村田晴信が語る「ミラノと東京で模索した、日本人が作る素敵なドレスとは」

東京コレクションで、本場ミラノの風を吹かせているブランドがある。村田晴信が手掛ける「HARUNOBUMURATA」は、シーズンを重ねるごとに周囲の期待以上のコレクションを更新してきた。そんな若きデザイナーに、ブランドを立ち上げるまでの経緯を聞いた前編に続き、後編では東京を拠点にしながら市場に忖度せずミラノで培った手法で服作りを続けている理由、ドレスを通して表現したいことを聞く。

原点に戻ってみえてきたこと

——2024年秋冬コレクションは、写真家アウグスト・ザンダーのポートレート「Young Farmers」が着想源。2024年春夏シーズンの軽やかさから一転した重厚な世界観でした。何か心境の変化があったのでしょうか。

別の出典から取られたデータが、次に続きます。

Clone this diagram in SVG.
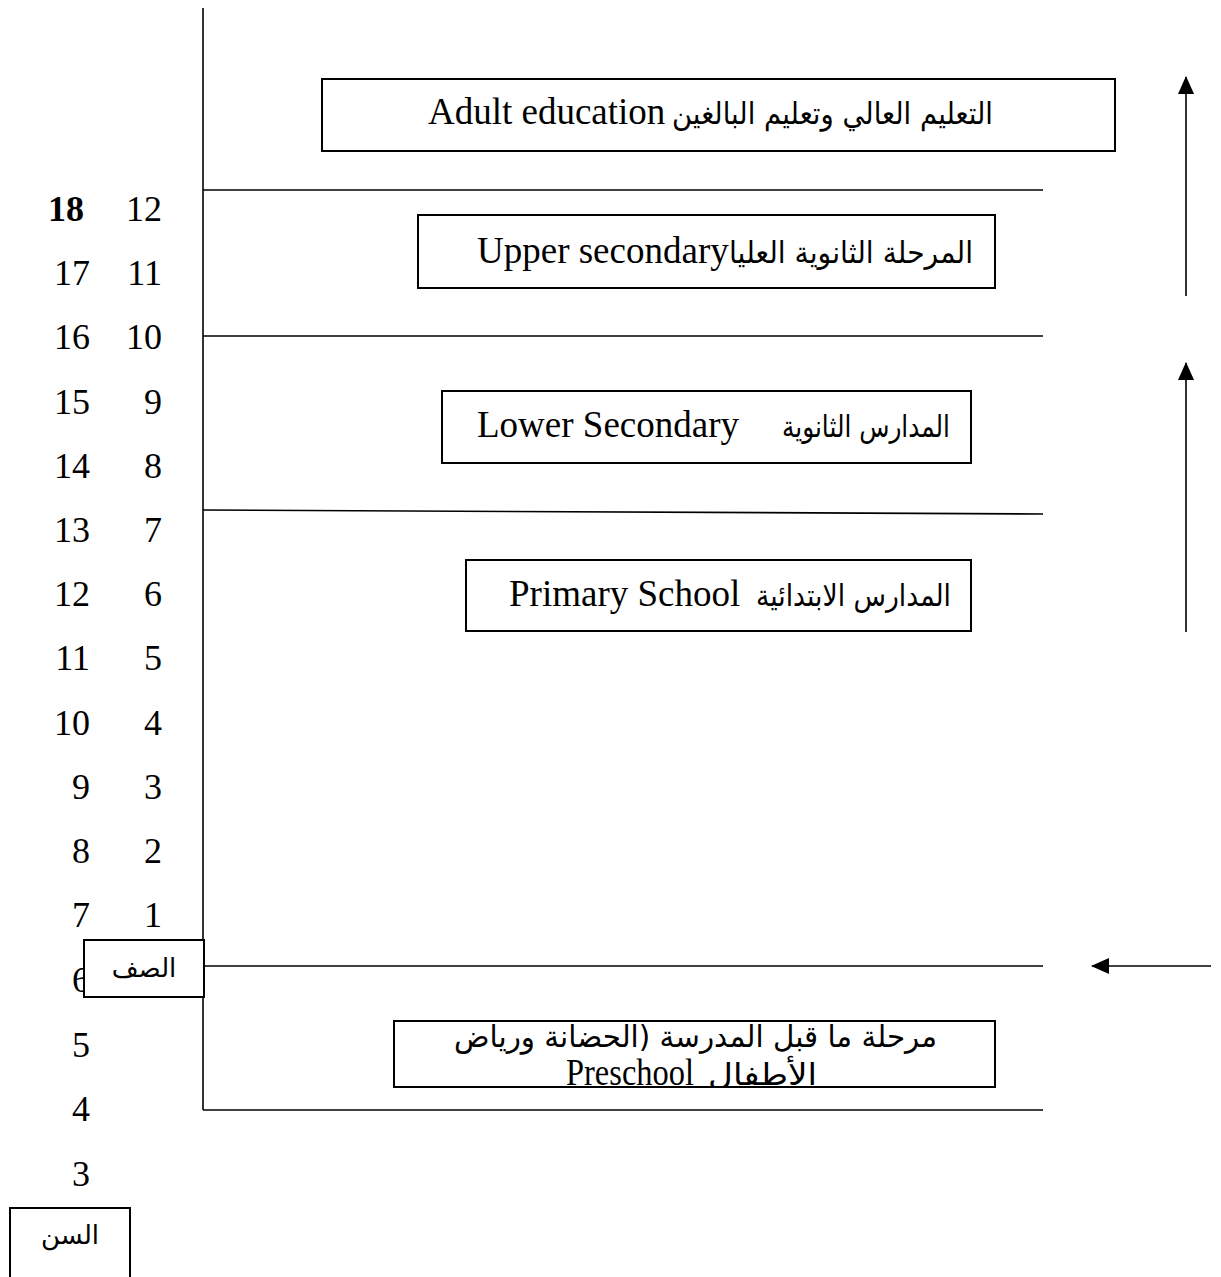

2024年春夏コレクションはエレガントな世界観をヒントに、美しいものを作ったシーズンでした。明確なゴールに向かって作っていきましたが、ある意味エレガントなものをヒントにエレガントを表現することでアウトプットは想像できる範疇だったのかもしれません。とても信頼している、ブランドをよく見てくれているアシュリーのvogue runwayのレビューでは、表現に物足りなさがあると指摘があったんです。既定路線の想像できる範疇のレベルのクリエイションでは、世界で戦っていくには不十分だとハッとさせられました。

次の季節は、挑戦して真逆な世界観からエレダントなものを作ろうと決めたんです。世界観を深く解釈して、自分のフィルターを通して表現する。ここ数シーズンは分かりやすいテーマで作っていたので、今回はショー直前までどうなるかをつかめず、不安に感じていました。難しいテーマに取り組むことでクリエイターとしてひとつステップを登ることができたと感じています。

——次のシーズンについては、どういった構想を持っていますか。

先日ブランクーシの展示を見に行ったのですが、本質を究極的に削ぎ落とした彫刻のアプローチに改めて感銘を受けて。エッセンシャルな美しさにどこまで近づくことができるか。ということに挑戦してみたいと考えています。

———イタリアと日本を活動拠点にしてきましたが、どういったデザイナーを目指していこうとお考えですか。

日本人の自分が作った服が海外でどう見られるのかを考えたときに、“すっと切れていく感じ”が期待されているのではないかと思っています。日本人デザイナーとしての強みはそこなのかなと。常に、その文脈の中でいかに新しい視点を与えるかが、世界に出ていく上で重要になってくる。常に模索しています。憧れていた世界だからこそ、正面から勝負したいと考えています。

——今後、やってみたいことを教えてください。

アトリエ兼ショップのような、サロン的なスペースを元麻布に作っています。これまでもショップと手を組んで、ドレスのオーダー会やイベントを開催してきました。お客さまと交流する機会を強化していきたい。クリエイションの背景もご覧いただけるような、体験を持ってブランドの世界観に触れてもらえたら。背景のある服は、同じドレスでも着用した時の高揚感がきっと高いと思うんです。